* The request *
The line containing "0, 0, 5, 5, 3];" marks the end: extract everything from the first line of the data through that line, exactly, with no pictures.

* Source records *
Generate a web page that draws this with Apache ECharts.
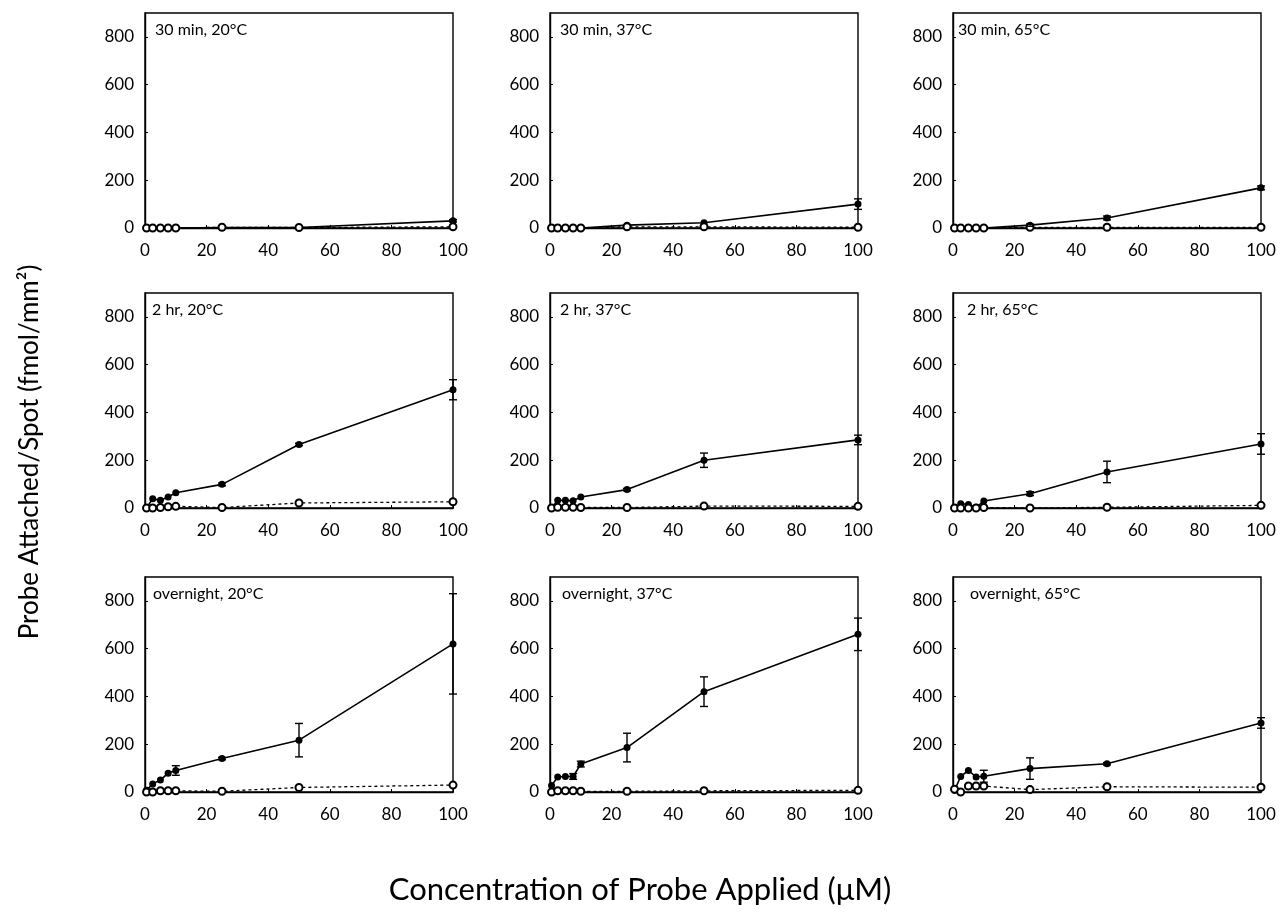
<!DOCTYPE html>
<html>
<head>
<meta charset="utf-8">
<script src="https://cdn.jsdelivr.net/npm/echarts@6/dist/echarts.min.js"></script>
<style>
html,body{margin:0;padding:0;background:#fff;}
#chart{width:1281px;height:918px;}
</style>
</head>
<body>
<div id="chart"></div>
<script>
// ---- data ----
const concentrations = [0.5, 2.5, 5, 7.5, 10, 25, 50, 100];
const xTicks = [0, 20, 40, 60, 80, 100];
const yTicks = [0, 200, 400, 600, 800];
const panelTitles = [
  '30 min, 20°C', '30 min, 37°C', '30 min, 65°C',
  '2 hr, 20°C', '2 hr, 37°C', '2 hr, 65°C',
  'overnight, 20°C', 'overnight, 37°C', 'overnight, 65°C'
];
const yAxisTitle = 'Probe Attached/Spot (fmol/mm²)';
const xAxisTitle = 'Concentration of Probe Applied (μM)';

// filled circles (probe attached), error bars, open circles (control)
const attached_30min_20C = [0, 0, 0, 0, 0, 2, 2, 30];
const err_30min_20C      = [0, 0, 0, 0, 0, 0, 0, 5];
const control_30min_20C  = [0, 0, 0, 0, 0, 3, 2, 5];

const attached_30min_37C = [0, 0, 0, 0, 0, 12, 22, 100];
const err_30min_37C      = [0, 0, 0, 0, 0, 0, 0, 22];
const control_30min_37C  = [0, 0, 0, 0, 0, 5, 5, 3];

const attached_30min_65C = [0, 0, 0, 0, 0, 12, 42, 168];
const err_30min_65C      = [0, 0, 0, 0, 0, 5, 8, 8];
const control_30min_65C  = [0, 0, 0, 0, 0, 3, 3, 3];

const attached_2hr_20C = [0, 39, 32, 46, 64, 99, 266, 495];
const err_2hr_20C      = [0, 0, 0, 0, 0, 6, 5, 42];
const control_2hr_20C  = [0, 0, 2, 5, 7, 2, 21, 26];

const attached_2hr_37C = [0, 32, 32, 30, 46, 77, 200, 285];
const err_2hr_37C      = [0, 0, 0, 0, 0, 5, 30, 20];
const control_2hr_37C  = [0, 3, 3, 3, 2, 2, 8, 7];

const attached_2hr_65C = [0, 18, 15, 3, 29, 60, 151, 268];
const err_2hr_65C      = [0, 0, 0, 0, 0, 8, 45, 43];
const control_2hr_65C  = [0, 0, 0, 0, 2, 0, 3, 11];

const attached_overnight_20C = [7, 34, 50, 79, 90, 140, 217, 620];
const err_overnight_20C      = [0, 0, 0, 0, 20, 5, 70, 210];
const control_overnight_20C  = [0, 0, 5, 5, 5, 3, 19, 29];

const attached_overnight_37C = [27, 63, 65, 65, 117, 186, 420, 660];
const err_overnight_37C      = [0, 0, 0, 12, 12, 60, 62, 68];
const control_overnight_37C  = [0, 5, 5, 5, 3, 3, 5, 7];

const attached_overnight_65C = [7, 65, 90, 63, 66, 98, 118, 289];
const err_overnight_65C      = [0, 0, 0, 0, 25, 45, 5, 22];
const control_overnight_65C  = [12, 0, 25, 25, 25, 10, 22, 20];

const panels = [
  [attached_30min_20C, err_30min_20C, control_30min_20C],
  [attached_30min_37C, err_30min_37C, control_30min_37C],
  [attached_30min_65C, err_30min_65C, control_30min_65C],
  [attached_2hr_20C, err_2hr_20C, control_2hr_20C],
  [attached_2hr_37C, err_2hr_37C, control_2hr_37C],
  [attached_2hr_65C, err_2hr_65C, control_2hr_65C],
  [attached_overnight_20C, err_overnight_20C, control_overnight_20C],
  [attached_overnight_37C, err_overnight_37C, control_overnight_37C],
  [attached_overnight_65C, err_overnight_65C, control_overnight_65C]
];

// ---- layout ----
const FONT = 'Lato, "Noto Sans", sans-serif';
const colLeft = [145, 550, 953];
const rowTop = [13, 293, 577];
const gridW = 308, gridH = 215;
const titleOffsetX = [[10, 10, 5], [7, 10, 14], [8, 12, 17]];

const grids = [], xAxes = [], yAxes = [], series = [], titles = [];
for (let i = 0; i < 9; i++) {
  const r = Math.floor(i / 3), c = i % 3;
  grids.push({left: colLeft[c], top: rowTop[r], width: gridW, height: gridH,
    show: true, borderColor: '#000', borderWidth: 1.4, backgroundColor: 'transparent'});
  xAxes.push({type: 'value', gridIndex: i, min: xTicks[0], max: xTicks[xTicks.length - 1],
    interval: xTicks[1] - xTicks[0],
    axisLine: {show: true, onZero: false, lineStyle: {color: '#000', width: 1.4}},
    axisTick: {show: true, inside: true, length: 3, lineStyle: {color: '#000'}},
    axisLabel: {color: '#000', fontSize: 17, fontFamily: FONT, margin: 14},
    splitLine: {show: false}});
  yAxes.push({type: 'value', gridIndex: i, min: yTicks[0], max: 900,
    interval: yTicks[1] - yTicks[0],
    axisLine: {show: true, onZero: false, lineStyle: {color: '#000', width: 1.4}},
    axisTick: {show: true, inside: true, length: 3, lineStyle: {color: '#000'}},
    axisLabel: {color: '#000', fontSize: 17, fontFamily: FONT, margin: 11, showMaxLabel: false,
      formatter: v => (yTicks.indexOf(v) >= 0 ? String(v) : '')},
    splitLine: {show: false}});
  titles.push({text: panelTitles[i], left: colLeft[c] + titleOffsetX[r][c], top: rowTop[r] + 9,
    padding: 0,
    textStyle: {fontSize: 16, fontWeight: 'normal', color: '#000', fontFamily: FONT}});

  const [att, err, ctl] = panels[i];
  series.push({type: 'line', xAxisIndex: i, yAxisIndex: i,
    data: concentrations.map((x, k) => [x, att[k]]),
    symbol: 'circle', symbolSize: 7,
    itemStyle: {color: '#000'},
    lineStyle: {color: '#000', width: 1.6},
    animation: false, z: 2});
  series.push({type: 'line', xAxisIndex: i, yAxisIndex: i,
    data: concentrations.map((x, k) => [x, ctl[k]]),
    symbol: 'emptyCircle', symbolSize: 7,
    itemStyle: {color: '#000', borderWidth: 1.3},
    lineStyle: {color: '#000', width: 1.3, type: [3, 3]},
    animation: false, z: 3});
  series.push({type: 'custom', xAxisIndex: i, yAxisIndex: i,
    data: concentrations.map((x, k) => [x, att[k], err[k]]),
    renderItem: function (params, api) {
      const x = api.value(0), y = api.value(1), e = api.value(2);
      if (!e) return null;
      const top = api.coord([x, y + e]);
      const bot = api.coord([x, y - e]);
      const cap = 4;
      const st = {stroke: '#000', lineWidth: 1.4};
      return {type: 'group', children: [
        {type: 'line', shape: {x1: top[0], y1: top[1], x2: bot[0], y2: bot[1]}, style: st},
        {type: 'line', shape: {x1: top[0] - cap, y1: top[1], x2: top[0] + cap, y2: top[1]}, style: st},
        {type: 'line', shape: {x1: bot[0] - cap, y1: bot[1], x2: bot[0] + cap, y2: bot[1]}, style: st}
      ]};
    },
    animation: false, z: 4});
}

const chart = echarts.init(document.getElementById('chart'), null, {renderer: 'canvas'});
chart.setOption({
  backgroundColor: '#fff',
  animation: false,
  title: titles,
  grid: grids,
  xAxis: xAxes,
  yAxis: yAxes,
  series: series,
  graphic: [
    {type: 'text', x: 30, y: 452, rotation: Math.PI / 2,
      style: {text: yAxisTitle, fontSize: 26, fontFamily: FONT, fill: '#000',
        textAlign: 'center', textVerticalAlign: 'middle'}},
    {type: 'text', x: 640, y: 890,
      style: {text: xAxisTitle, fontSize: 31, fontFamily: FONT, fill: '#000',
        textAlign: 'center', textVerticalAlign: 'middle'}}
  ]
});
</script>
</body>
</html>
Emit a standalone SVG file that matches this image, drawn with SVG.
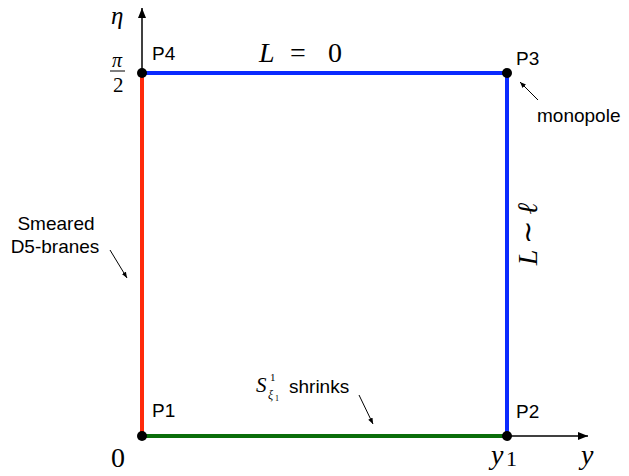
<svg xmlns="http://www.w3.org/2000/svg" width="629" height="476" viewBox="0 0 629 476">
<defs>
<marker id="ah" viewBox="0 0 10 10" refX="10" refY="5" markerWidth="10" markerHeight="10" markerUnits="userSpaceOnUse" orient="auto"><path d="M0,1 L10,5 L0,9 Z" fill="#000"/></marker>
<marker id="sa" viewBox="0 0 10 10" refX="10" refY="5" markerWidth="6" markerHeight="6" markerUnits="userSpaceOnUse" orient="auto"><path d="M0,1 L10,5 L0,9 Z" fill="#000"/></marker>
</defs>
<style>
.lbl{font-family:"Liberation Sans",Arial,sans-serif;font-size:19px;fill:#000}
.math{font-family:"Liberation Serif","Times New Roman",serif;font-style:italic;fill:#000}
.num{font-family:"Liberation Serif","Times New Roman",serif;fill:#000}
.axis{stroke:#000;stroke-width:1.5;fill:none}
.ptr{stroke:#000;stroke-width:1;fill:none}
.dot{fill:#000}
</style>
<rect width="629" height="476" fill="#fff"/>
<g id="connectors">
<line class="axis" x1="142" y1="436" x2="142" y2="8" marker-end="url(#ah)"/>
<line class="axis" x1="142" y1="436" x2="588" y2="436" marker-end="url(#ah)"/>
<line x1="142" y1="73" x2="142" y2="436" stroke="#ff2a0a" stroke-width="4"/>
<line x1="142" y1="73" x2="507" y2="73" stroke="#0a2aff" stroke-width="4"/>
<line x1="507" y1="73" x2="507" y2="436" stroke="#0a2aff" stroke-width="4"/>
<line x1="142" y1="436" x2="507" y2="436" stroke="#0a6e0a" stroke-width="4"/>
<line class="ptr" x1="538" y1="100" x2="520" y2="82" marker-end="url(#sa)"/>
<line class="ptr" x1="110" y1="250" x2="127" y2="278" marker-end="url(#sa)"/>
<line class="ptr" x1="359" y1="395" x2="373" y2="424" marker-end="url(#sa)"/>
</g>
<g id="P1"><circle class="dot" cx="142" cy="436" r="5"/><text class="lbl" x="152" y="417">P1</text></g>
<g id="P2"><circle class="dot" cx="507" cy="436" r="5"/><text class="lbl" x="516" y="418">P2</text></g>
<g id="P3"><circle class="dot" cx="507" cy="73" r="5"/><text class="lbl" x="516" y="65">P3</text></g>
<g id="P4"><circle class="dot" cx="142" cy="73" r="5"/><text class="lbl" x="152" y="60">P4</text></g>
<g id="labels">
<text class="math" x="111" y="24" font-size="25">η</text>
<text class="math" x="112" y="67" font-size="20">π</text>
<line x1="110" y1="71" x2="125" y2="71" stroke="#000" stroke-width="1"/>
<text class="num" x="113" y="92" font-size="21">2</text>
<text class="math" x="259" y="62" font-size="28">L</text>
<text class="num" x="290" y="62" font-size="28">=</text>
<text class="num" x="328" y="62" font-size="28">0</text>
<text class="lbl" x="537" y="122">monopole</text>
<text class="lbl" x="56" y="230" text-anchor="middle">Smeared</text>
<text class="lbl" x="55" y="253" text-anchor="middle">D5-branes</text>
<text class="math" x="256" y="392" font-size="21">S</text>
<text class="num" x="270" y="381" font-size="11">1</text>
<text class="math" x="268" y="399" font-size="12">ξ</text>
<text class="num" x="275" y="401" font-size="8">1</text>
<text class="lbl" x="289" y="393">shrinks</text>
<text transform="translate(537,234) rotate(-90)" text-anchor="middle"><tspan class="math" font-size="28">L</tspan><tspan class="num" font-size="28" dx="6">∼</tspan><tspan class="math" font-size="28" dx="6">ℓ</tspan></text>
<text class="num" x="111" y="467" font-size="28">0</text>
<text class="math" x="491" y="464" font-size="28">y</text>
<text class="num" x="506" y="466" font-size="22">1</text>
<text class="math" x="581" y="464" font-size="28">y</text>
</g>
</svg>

* Answer below *
Generate a web page that draws this with Apache ECharts.
<!DOCTYPE html>
<html>
<head>
<meta charset="utf-8">
<script src="https://cdn.jsdelivr.net/npm/echarts@6/dist/echarts.min.js"></script>
<style>
html,body{margin:0;padding:0;background:#fff;}
#chart{width:1281px;height:918px;}
</style>
</head>
<body>
<div id="chart"></div>
<script>
// ---- data ----
const concentrations = [0.5, 2.5, 5, 7.5, 10, 25, 50, 100];
const xTicks = [0, 20, 40, 60, 80, 100];
const yTicks = [0, 200, 400, 600, 800];
const panelTitles = [
  '30 min, 20°C', '30 min, 37°C', '30 min, 65°C',
  '2 hr, 20°C', '2 hr, 37°C', '2 hr, 65°C',
  'overnight, 20°C', 'overnight, 37°C', 'overnight, 65°C'
];
const yAxisTitle = 'Probe Attached/Spot (fmol/mm²)';
const xAxisTitle = 'Concentration of Probe Applied (μM)';

// filled circles (probe attached), error bars, open circles (control)
const attached_30min_20C = [0, 0, 0, 0, 0, 2, 2, 30];
const err_30min_20C      = [0, 0, 0, 0, 0, 0, 0, 5];
const control_30min_20C  = [0, 0, 0, 0, 0, 3, 2, 5];

const attached_30min_37C = [0, 0, 0, 0, 0, 12, 22, 100];
const err_30min_37C      = [0, 0, 0, 0, 0, 0, 0, 22];
const control_30min_37C  = [0, 0, 0, 0, 0, 5, 5, 3];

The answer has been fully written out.